The area is somewhat tight, between two mid sized magnolias - and while I'm sure some of the roots are from the trees, most are from some overgrown shrubs we cut back a while ago when we installed a fence for the same HO. The majority of the roots are thin - the thickest being only about thumb sized in diameter.

Since this is in a back yard, I can't get any really heavy equipment back there.

Any suggestions on how to deal with this?

Is the best solution to simply hire several strong young guys & let them hack away with mattocks, axes & shovels?

Any help appreciated!


----------



## Framer53 (Feb 23, 2008)

Why not just support a floor system on corner posts, and forget the concrete??:thumbsup:


----------



## genecarp (Mar 16, 2008)

A BOBCAT will not fit in the backyard? if it would, you could just scrape the surface, GMOD


----------



## Panzer5 (Oct 21, 2008)

Thought about a bobcat - but am concerned it would tear up the rest of the yard too much. Also thought about a mini-excavator, but wonder if it has enough oomph to do the job.


----------



## Big Chris (Dec 3, 2006)

small mini excavator?? If it won't fit... Three bottles of poweraide, a shovel, an axe? I know which I'd rather use.:w00t::w00t:


----------



## tgeb (Feb 9, 2006)

Go with a mid sized Mini ex, a 5-7K lb. machine will dig through those size roots and not mess up the place.

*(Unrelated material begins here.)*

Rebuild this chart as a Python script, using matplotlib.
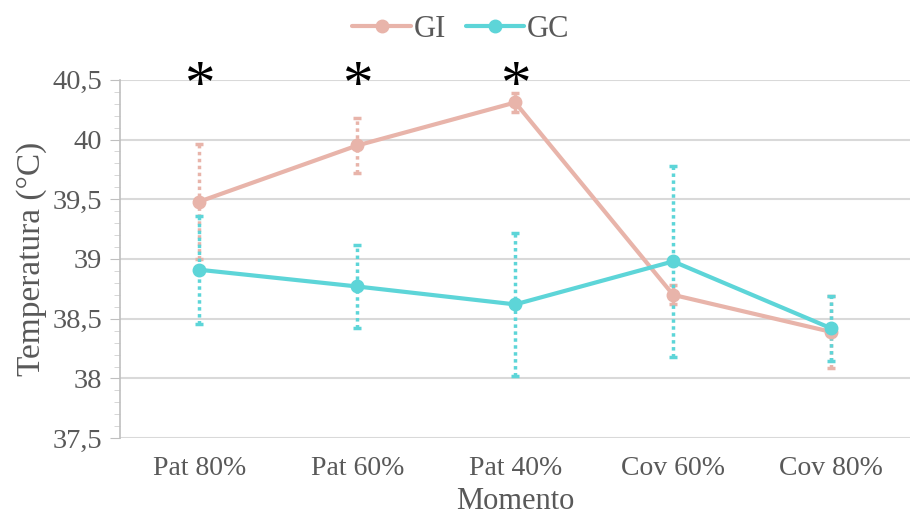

Easier on your back also. :santa:


----------



## Greg Di (Mar 12, 2005)

You can get a real badass 14" demo blade for cutoff saws. They have gnarly carbide teeth and will cut just about ANYTHING. In fact, root cutting is one of the recommended uses for the blade.

I can't find the link. Maybe someone else has it.


----------



## wyoming 1 (May 7, 2008)

If you can fit a ditch witch in there, try a walk behind stump grinder and grind the whole area for the shed.


----------



## bconley (Mar 8, 2009)

Mini Ex, and look around your property for other things to use it for while its there,moving materials, new gravel, tree or stump removal etc.
If your time is worth anything they're well worth the $


----------



## Morning Wood (Jan 12, 2008)

Mini ex will dig that out no prob. Get the biggest one you can fit and move in the area easily. You can walk it out on 2x12's or plywood if you are worried about tearing stuff up.


----------